━━━ Supplied data ━━━

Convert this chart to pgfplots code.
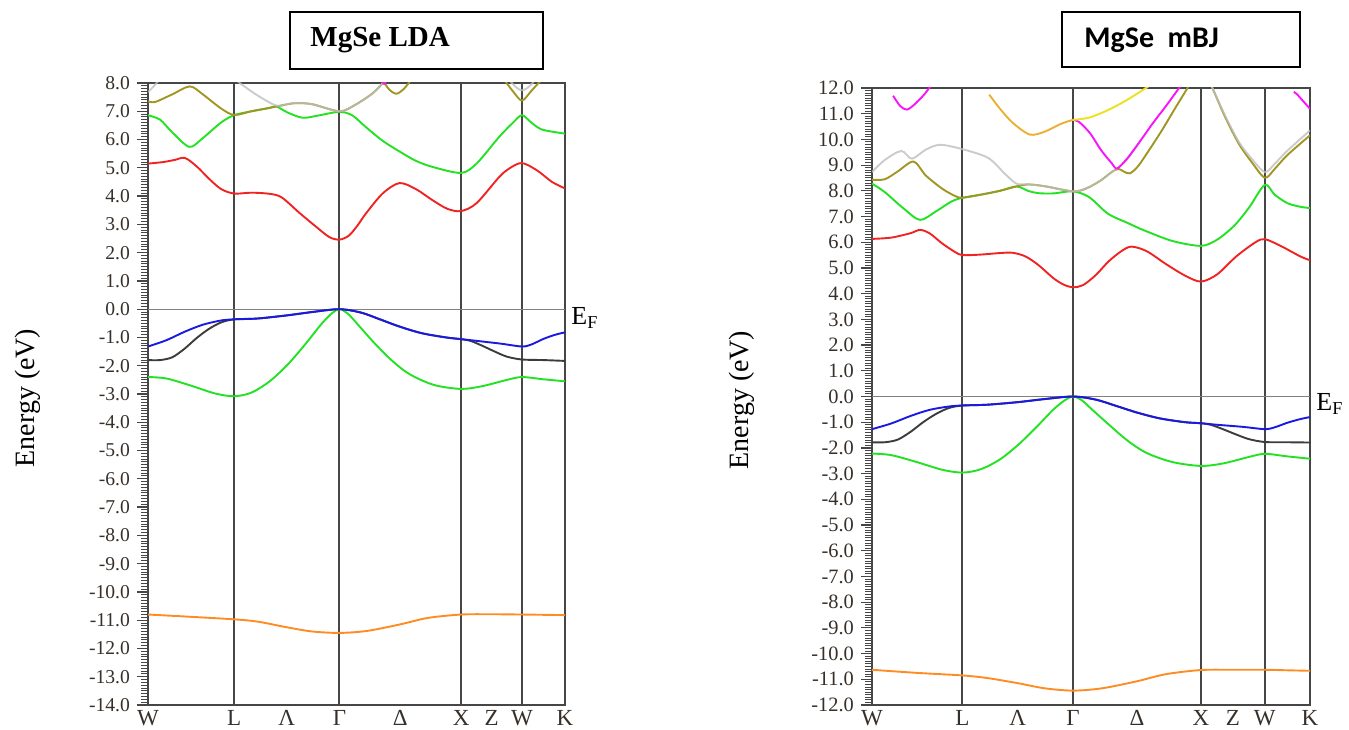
\documentclass[border=0pt]{standalone}
\usepackage{fontspec}
\setmainfont{Liberation Serif}
\newfontfamily\carlito{Carlito}
\usepackage{pgfplots}
\pgfplotsset{compat=1.18}

\definecolor{cRed}{RGB}{240,35,35}
\definecolor{cGreen}{RGB}{35,225,35}
\definecolor{cBlue}{RGB}{25,25,225}
\definecolor{cBlack}{RGB}{60,60,60}
\definecolor{cOlive}{RGB}{160,150,35}
\definecolor{cGray}{RGB}{190,190,190}
\definecolor{cOrange}{RGB}{255,140,35}
\definecolor{cMag}{RGB}{250,20,250}
\definecolor{cGold}{RGB}{235,175,50}
\definecolor{cYellow}{RGB}{235,225,30}
\definecolor{axc}{RGB}{70,70,70}
\definecolor{tickc}{RGB}{55,48,42}

\pgfplotsset{bandaxis/.style={
  scale only axis, anchor=south west,
  xmin=0, xmax=3.4267,
  xtick={0,0.7071,1.1401,1.5731,2.0731,2.5731,2.8231,3.0731,3.4267},
  xticklabels={W,L,Λ,Γ,Δ,X,Z,W,K},
  xtick pos=bottom, ytick pos=left,
  x tick style={draw=none},
  xticklabel style={font=\fontsize{11.5}{12}\selectfont, text=tickc, inner sep=0pt, anchor=north, yshift=3pt},
  extra x ticks={0.7071,1.5731,2.5731,3.0731},
  extra x tick labels={},
  extra x tick style={grid=major, major grid style={draw=axc, line width=1pt}, tick style={draw=none}},
  extra y ticks={0}, extra y tick labels={},
  extra y tick style={grid=major, major grid style={draw=gray, line width=0.5pt}},
  tick align=outside,
  minor y tick num=9,
  major tick length=5.5pt, minor tick length=3.5pt,
  y tick style={draw=axc, line width=0.6pt},
  minor y tick style={draw=axc, line width=0.5pt},
  axis line style={draw=axc, line width=1pt},
  yticklabel style={text=tickc, /pgf/number format/fixed, /pgf/number format/fixed zerofill, /pgf/number format/precision=1, /pgf/number format/assume math mode=true},
  every axis plot/.append style={no markers, smooth, line width=0.95pt},
}}

\begin{document}
\begin{tikzpicture}[x=1pt,y=1pt]
\useasboundingbox (0,0) rectangle (674.5,364.5);

% ---------------- LEFT: LDA ----------------
\begin{axis}[bandaxis, at={(74pt,12pt)}, width=208.5pt, height=311pt,
  ymin=-14, ymax=8, ytick={-14,-13,...,8},
  yticklabel style={font=\fontsize{9.8}{10}\selectfont}]
\addplot[cGreen] coordinates {(0,6.86) (0.1,6.70) (0.2,6.25) (0.34,5.74) (0.45,6.05) (0.6,6.6) (0.7071,6.86) (0.85,7.0) (1.0,7.12) (1.055,7.17) (1.15,6.95) (1.273,6.77) (1.4,6.85) (1.5731,6.98) (1.68,6.85) (1.79,6.44) (1.93,5.95) (2.066,5.58) (2.2,5.25) (2.34,5.03) (2.5731,4.82) (2.7,5.15) (2.885,6.09) (3.0,6.6) (3.0731,6.86) (3.15,6.6) (3.24,6.35) (3.4267,6.21)};
\addplot[cOlive] coordinates {(0,7.35) (0.06,7.33) (0.2,7.6) (0.344,7.88) (0.45,7.6) (0.6,7.1) (0.7071,6.87) (0.85,7.0) (1.0,7.12) (1.055,7.17) (1.15,7.25) (1.22,7.29) (1.35,7.25) (1.5731,7.0) (1.7,7.22) (1.85,7.65) (1.95,8.1) (2.0,8.4)};
\addplot[cOlive] coordinates {(1.93,8.1) (1.98,7.78) (2.04,7.62) (2.10,7.78) (2.16,8.1)};
\addplot[cOlive] coordinates {(2.93,8.1) (3.0,7.7) (3.0731,7.38) (3.15,7.72) (3.23,8.1)};
\addplot[cGray, opacity=0.8] coordinates {(0,7.68) (0.04,7.85) (0.09,8.1)};
\addplot[cGray, opacity=0.8] coordinates {(0.72,8.15) (0.754,8.0) (0.9,7.56) (1.055,7.2) (1.15,7.26) (1.22,7.29) (1.35,7.25) (1.5731,7.0) (1.7,7.22) (1.85,7.65) (1.95,8.1) (2.0,8.4)};
\addplot[cGray, opacity=0.8] coordinates {(2.98,8.05) (3.03,7.83) (3.0731,7.74) (3.12,7.83) (3.17,8.05)};
\addplot[cMag] coordinates {(1.92,8.08) (1.94,7.97) (1.96,8.08)};
\addplot[cRed] coordinates {(0,5.15) (0.12,5.2) (0.22,5.28) (0.303,5.35) (0.4,5.05) (0.5,4.62) (0.6,4.25) (0.7071,4.09) (0.85,4.12) (1.0,4.08) (1.1,3.95) (1.246,3.40) (1.383,2.91) (1.49,2.55) (1.5731,2.46) (1.65,2.6) (1.72,2.95) (1.79,3.38) (1.93,4.1) (2.066,4.46) (2.2,4.25) (2.34,3.85) (2.46,3.55) (2.5731,3.47) (2.7,3.75) (2.885,4.67) (2.97,4.98) (3.0731,5.17) (3.2,4.9) (3.32,4.5) (3.4267,4.27)};
\addplot[cGreen] coordinates {(0,-2.40) (0.15,-2.45) (0.35,-2.70) (0.55,-2.98) (0.7071,-3.08) (0.85,-2.95) (1.0,-2.55) (1.15,-1.95) (1.3,-1.20) (1.42,-0.55) (1.51,-0.15) (1.5731,0.0) (1.64,-0.15) (1.72,-0.52) (1.85,-1.15) (2.0,-1.8) (2.15,-2.3) (2.35,-2.68) (2.5731,-2.82) (2.75,-2.72) (2.95,-2.50) (3.0731,-2.40) (3.25,-2.48) (3.4267,-2.55)};
\addplot[cBlack] coordinates {(0,-1.80) (0.1,-1.80) (0.2,-1.70) (0.3,-1.40) (0.4,-1.02) (0.5,-0.70) (0.6,-0.47) (0.7071,-0.36) (0.9,-0.33) (1.14,-0.22) (1.35,-0.10) (1.5731,0) (1.75,-0.12) (1.9,-0.35) (2.07,-0.62) (2.25,-0.85) (2.45,-1.0) (2.5731,-1.06) (2.65,-1.12) (2.75,-1.30) (2.85,-1.50) (2.95,-1.68) (3.0731,-1.78) (3.25,-1.80) (3.4267,-1.83)};
\addplot[cBlue] coordinates {(0,-1.32) (0.15,-1.10) (0.3,-0.80) (0.45,-0.55) (0.6,-0.40) (0.7071,-0.36) (0.9,-0.33) (1.14,-0.22) (1.35,-0.10) (1.5731,0.0) (1.75,-0.12) (1.9,-0.35) (2.07,-0.62) (2.25,-0.85) (2.45,-1.0) (2.5731,-1.06) (2.7,-1.12) (2.9,-1.22) (3.0731,-1.32) (3.15,-1.25) (3.25,-1.05) (3.35,-0.90) (3.4267,-0.82)};
\addplot[cOrange] coordinates {(0,-10.80) (0.35,-10.88) (0.7071,-10.97) (0.9,-11.05) (1.14,-11.25) (1.35,-11.40) (1.5731,-11.45) (1.8,-11.38) (2.07,-11.15) (2.3,-10.92) (2.5731,-10.80) (2.82,-10.79) (3.0731,-10.80) (3.25,-10.81) (3.4267,-10.82)};
\end{axis}

% ---------------- RIGHT: mBJ ----------------
\begin{axis}[bandaxis, at={(436pt,12pt)}, width=219pt, height=308.5pt,
  ymin=-12, ymax=12, ytick={-12,-11,...,12},
  yticklabel style={font=\fontsize{10.2}{10}\selectfont}]
\addplot[cGreen] coordinates {(0,8.28) (0.1,7.95) (0.25,7.3) (0.376,6.87) (0.5,7.2) (0.62,7.58) (0.7071,7.73) (0.85,7.85) (1.0,8.0) (1.13,8.17) (1.22,8.0) (1.30,7.91) (1.42,7.9) (1.5731,7.98) (1.7,7.75) (1.846,7.11) (2.0,6.75) (2.13,6.46) (2.35,6.05) (2.5731,5.86) (2.7,6.1) (2.835,6.65) (2.95,7.35) (3.0731,8.23) (3.15,7.85) (3.25,7.52) (3.35,7.38) (3.4267,7.33)};
\addplot[cOlive] coordinates {(0,8.43) (0.1,8.45) (0.2,8.75) (0.325,9.14) (0.42,8.6) (0.55,8.08) (0.65,7.8) (0.7071,7.73) (0.85,7.85) (1.0,8.0) (1.13,8.17) (1.22,8.25) (1.35,8.18) (1.5731,7.98) (1.68,8.1) (1.791,8.41) (1.88,8.75) (1.93,8.85) (1.97,8.75) (2.017,8.68) (2.08,8.95) (2.17,9.6) (2.27,10.37) (2.37,11.2) (2.468,12.0) (2.5,12.3)};
\addplot[cOlive] coordinates {(2.62,12.4) (2.663,12.0) (2.76,10.9) (2.87,9.83) (2.97,9.12) (3.0731,8.51) (3.15,8.85) (3.247,9.38) (3.4267,10.16)};
\addplot[cGray, opacity=0.8] coordinates {(0,8.73) (0.1,9.2) (0.229,9.55) (0.312,9.25) (0.42,9.6) (0.533,9.79) (0.7071,9.62) (0.909,9.28) (1.04,8.66) (1.13,8.28) (1.22,8.25) (1.35,8.18) (1.5731,7.98) (1.68,8.1) (1.791,8.41) (1.88,8.75) (1.918,8.87) (2.0,9.25) (2.1,9.95)};
\addplot[cGray, opacity=0.8] coordinates {(2.62,12.45) (2.663,12.0) (2.76,10.95) (2.87,9.9) (2.97,9.25) (3.0731,8.73) (3.15,9.05) (3.247,9.55) (3.4267,10.35)};
\addplot[cMag] coordinates {(0.165,11.7) (0.22,11.3) (0.273,11.16) (0.33,11.35) (0.4,11.7) (0.455,12.05) (0.47,12.2)};
\addplot[cMag] coordinates {(1.5731,10.76) (1.62,10.68) (1.706,10.24) (1.791,9.59) (1.876,9.07) (1.918,8.87) (2.0,9.28) (2.1,9.95) (2.2,10.65) (2.3,11.3) (2.41,12.05) (2.44,12.25)};
\addplot[cMag] coordinates {(3.30,11.85) (3.326,11.75) (3.38,11.45) (3.4267,11.19)};
\addplot[cGold] coordinates {(0.917,11.74) (1.0,11.2) (1.1,10.65) (1.234,10.19) (1.35,10.3) (1.48,10.61) (1.5731,10.76)};
\addplot[cYellow] coordinates {(1.5731,10.76) (1.7,10.85) (1.85,11.15) (2.0,11.55) (2.143,12.0) (2.18,12.12)};
\addplot[cRed] coordinates {(0,6.13) (0.15,6.18) (0.3,6.35) (0.375,6.48) (0.45,6.35) (0.55,5.95) (0.65,5.62) (0.7071,5.50) (0.85,5.52) (1.0,5.58) (1.1,5.59) (1.2,5.45) (1.3,5.12) (1.42,4.6) (1.5,4.35) (1.5731,4.25) (1.65,4.33) (1.75,4.72) (1.85,5.25) (1.95,5.65) (2.03,5.83) (2.15,5.65) (2.3,5.15) (2.45,4.7) (2.5731,4.47) (2.7,4.75) (2.85,5.45) (3.0,6.0) (3.0731,6.12) (3.2,5.85) (3.35,5.45) (3.4267,5.30)};
\addplot[cGreen] coordinates {(0,-2.22) (0.15,-2.28) (0.35,-2.55) (0.55,-2.85) (0.7071,-2.96) (0.85,-2.83) (1.0,-2.45) (1.15,-1.85) (1.3,-1.12) (1.42,-0.50) (1.51,-0.14) (1.5731,0) (1.64,-0.14) (1.72,-0.50) (1.85,-1.08) (2.0,-1.72) (2.15,-2.2) (2.35,-2.55) (2.5731,-2.70) (2.75,-2.60) (2.95,-2.35) (3.0731,-2.23) (3.25,-2.33) (3.4267,-2.42)};
\addplot[cBlack] coordinates {(0,-1.78) (0.1,-1.78) (0.2,-1.68) (0.3,-1.38) (0.4,-1.0) (0.5,-0.68) (0.6,-0.45) (0.7071,-0.35) (0.9,-0.32) (1.14,-0.22) (1.35,-0.10) (1.5731,0) (1.75,-0.12) (1.9,-0.35) (2.07,-0.62) (2.25,-0.85) (2.45,-1.0) (2.5731,-1.04) (2.65,-1.10) (2.75,-1.28) (2.85,-1.48) (2.95,-1.66) (3.0731,-1.77) (3.25,-1.78) (3.4267,-1.79)};
\addplot[cBlue] coordinates {(0,-1.27) (0.15,-1.05) (0.3,-0.76) (0.45,-0.52) (0.6,-0.39) (0.7071,-0.35) (0.9,-0.32) (1.14,-0.22) (1.35,-0.10) (1.5731,0) (1.75,-0.12) (1.9,-0.35) (2.07,-0.62) (2.25,-0.85) (2.45,-1.0) (2.5731,-1.04) (2.7,-1.10) (2.9,-1.18) (3.0731,-1.27) (3.15,-1.20) (3.25,-1.02) (3.35,-0.88) (3.4267,-0.80)};
\addplot[cOrange] coordinates {(0,-10.63) (0.35,-10.75) (0.7071,-10.85) (0.9,-10.95) (1.14,-11.15) (1.35,-11.35) (1.5731,-11.44) (1.8,-11.35) (2.07,-11.08) (2.3,-10.8) (2.5731,-10.64) (2.82,-10.63) (3.0731,-10.63) (3.25,-10.65) (3.4267,-10.67)};
\end{axis}

% titles
\draw[line width=1pt] (145,330) rectangle (271.5,358.5);
\node[anchor=west, inner sep=0pt] at (155,344.5) {\fontsize{14.5}{15}\selectfont\bfseries MgSe LDA};
\draw[line width=1pt] (531,331) rectangle (650,358.5);
\node[anchor=west, inner sep=0pt] at (542,344.5) {\carlito\fontsize{15}{16}\selectfont\bfseries MgSe\ \ mBJ};

% y labels
\node[rotate=90] at (14,165.5) {\fontsize{14}{14}\selectfont Energy (eV)};
\node[rotate=90] at (371,164.5) {\fontsize{14}{14}\selectfont Energy (eV)};

% Fermi labels
\node[anchor=west, inner sep=0pt] at (285.5,205.5) {\fontsize{13}{13}\selectfont E\textsubscript{F}};
\node[anchor=west, inner sep=0pt] at (658,162.5) {\fontsize{13}{13}\selectfont E\textsubscript{F}};
\end{tikzpicture}
\end{document}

━━━

**Exercise**
Set down again, exactly, the lines of the material above from its first line to the one with "(0,0) rectangle (674.5,364.5);", inclusive. Leave the pictures out.

**Result of the exercise**
Convert this chart to pgfplots code.
\documentclass[border=0pt]{standalone}
\usepackage{fontspec}
\setmainfont{Liberation Serif}
\newfontfamily\carlito{Carlito}
\usepackage{pgfplots}
\pgfplotsset{compat=1.18}

\definecolor{cRed}{RGB}{240,35,35}
\definecolor{cGreen}{RGB}{35,225,35}
\definecolor{cBlue}{RGB}{25,25,225}
\definecolor{cBlack}{RGB}{60,60,60}
\definecolor{cOlive}{RGB}{160,150,35}
\definecolor{cGray}{RGB}{190,190,190}
\definecolor{cOrange}{RGB}{255,140,35}
\definecolor{cMag}{RGB}{250,20,250}
\definecolor{cGold}{RGB}{235,175,50}
\definecolor{cYellow}{RGB}{235,225,30}
\definecolor{axc}{RGB}{70,70,70}
\definecolor{tickc}{RGB}{55,48,42}

\pgfplotsset{bandaxis/.style={
  scale only axis, anchor=south west,
  xmin=0, xmax=3.4267,
  xtick={0,0.7071,1.1401,1.5731,2.0731,2.5731,2.8231,3.0731,3.4267},
  xticklabels={W,L,Λ,Γ,Δ,X,Z,W,K},
  xtick pos=bottom, ytick pos=left,
  x tick style={draw=none},
  xticklabel style={font=\fontsize{11.5}{12}\selectfont, text=tickc, inner sep=0pt, anchor=north, yshift=3pt},
  extra x ticks={0.7071,1.5731,2.5731,3.0731},
  extra x tick labels={},
  extra x tick style={grid=major, major grid style={draw=axc, line width=1pt}, tick style={draw=none}},
  extra y ticks={0}, extra y tick labels={},
  extra y tick style={grid=major, major grid style={draw=gray, line width=0.5pt}},
  tick align=outside,
  minor y tick num=9,
  major tick length=5.5pt, minor tick length=3.5pt,
  y tick style={draw=axc, line width=0.6pt},
  minor y tick style={draw=axc, line width=0.5pt},
  axis line style={draw=axc, line width=1pt},
  yticklabel style={text=tickc, /pgf/number format/fixed, /pgf/number format/fixed zerofill, /pgf/number format/precision=1, /pgf/number format/assume math mode=true},
  every axis plot/.append style={no markers, smooth, line width=0.95pt},
}}

\begin{document}
\begin{tikzpicture}[x=1pt,y=1pt]
\useasboundingbox (0,0) rectangle (674.5,364.5);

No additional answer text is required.